Along side with the sonic torch he invented the binaural sonic glasses for blind children. Then, as Head of the Electrical Engineering Department at Canterbury University of New Zealand, Dr Kay developed the necessary wide bandwidth, wide angle ultrasonic transducers and the associated binaural electronic processing system to realize his "impossible invention" - the binaural Sonicguide.
- 1971
For this special achievement Dr Leslie Kay become the first engineer to be honored with Fellowship of the Royal Society of New Zealand to which the elite scientists of New Zealand belong.

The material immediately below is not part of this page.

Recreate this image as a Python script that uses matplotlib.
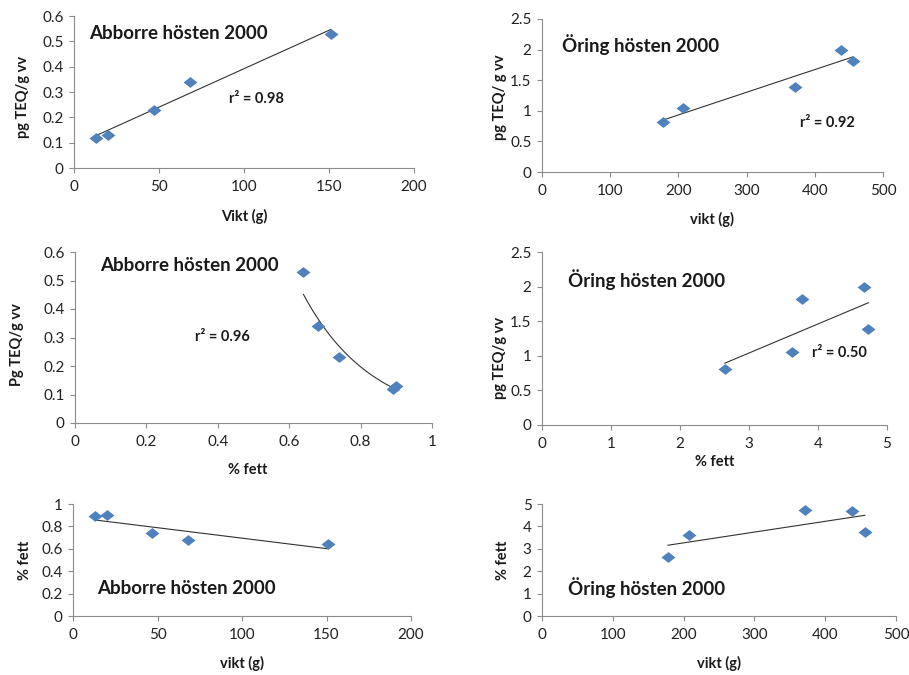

But these devices are just a part of many prototype equipment Dr Kay developed including a fish finder, a diver's sonar, an ultrasound device to listen to the heart valves moving, and an ultrasound imaging system to look into metals.
- 1978
Dr Kay invented the Trisensor (KASPA), new sensing device for the Blind that paints a cognitive picture of their world.
- 1987
He is honored by Queen Elizabeth II and made an Officer of the Most Excellent Order of the British Empire (OBE).
- 1993
The Sonicguide was manufactured well into the late 1990's. Many blind individuals have used the Sonicguide for over 30 years. The technology worked and its demise was purely a commercial matter.
- 1998
Dr Leslie Kay become the inaugural winner of the Saatchi & Saatchi Innovation in Communication Award for his research into the development of ultrasound technology for the Blind and especially for the remarkable cognitive innovation embodied in (KASPA).
- 2003
With the advent of a miniaturised low-cost Sonic Torch, Dr Kay was able to develop the ‘K’ Sonar. The idea for combining the cane with the sonic torch was first suggested in the early 1970's. However it only became a reality when technological improvements and miniaturization made it possible, thus providing an urgently required solution to the mobility needs of the Blind.